A More Modest AIG Bonus Proposal

| About: American International (AIG)

We need to set aside our self-righteous indignation with respect to AIG (NYSE:AIG) paying bonuses for a moment.

We are concerned with what could be viewed as the House of Representatives attempting to set aside our Constitution with its proposed ex post facto "after the fact" bill.

For a Democratic-led House HR1586 to have approved by a 328-93 vote ("yes" votes were 243 Democrats and 85 Republicans, with 6 Democrats and 87 Republicans opposed) to impose a 90% "punishment tax" on bonuses given to employees with family incomes above $250,000 at AIG (and other companies that received at least $5.0 billion in government bailout money) cheapens our entire political and judicial systems.

We are only as trustworthy as our word. If individuals in a Presidential administration or a legislator by design or by omission did not put a caveat into the Troubled Assets Relief Program (TARP) to curtail or eliminate such bonuses, then we as a society have given up the right to make changes after the fact.

Now, what we would contend is that Mr. Liddy did have a bit of a moral obligation as Chairman. We think it should have gone something like this for everyone expecting a $1.0 million or higher bonus in the division responsible:

Mr. Liddy says, "We intend to pay you a bonus, however it will be in stock and based on the December 31, 2007 close of $57.14 per share that would start you out at 17,501 shares.

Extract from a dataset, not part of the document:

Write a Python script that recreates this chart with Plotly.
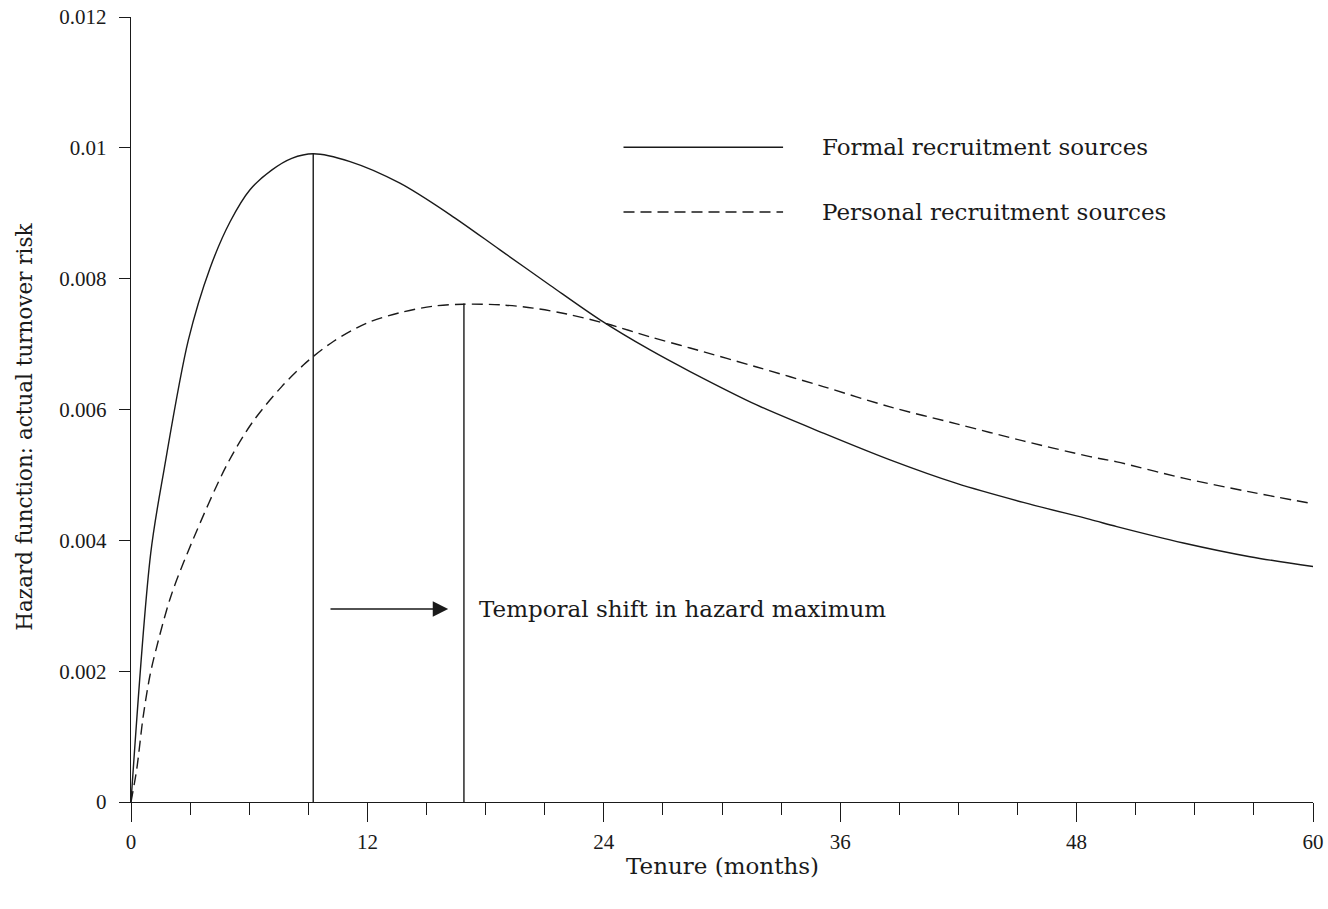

"However, the shares of AIG decreased to $1.57 per share or 97.2% as of December 31, 2008 compared to 33.8% compression in the Dow. As such, your division was responsible for the excess decline in the shares of our company and facilitated the need for government intervention for our survival.

"But to be fair, we are reducing the shares you are entitled to by only half of the excess decline or 31.7%, which would yield 13,159 shares. Now, do you want the shares or a payout at the March 12, 2009 close of $0.41 per share, or $5,395 pre-tax?"

We suspect no one would have complained.

Now, if the employees and management of the notorious division would have accepted the shares, they would have been more likely to stay on to correct the problems they created. And suppose that over the next 5 years the shares increased in value to the December 31, 2007 level of $57.14 per share. The employees in question would reach approximately 751,900 tax-free, or approximately 20% more than what could have been received if they are able to keep their original bonus.

We remain less concerned for the bonuses paid at AIG, as they were contractual. We continue to take exception to the bonuses doled out by Mr. Thain, the former CEO of Merrill Lynch, which was paid out after receiving government aid and being acquired by Bank of America Corp. (NYSE:BAC). Clearly these payments fall under ex post facto, and should be given back.

We need to remember that on our way to making AIG -- and by extension its employees -- one of the poster children for this economic downcycle, AIG is not the only company at fault.

Moreover, even though AIG made mistakes in its underwriting of the risk (insurance companies do that from time to time), the U.S. government was able to use the company as a backdoor tool to prop up the banking system in the U.S. This has potentially staved off an even more significant decline in the market if financial institutions and municipalities would have been forced to shutter their respective doors.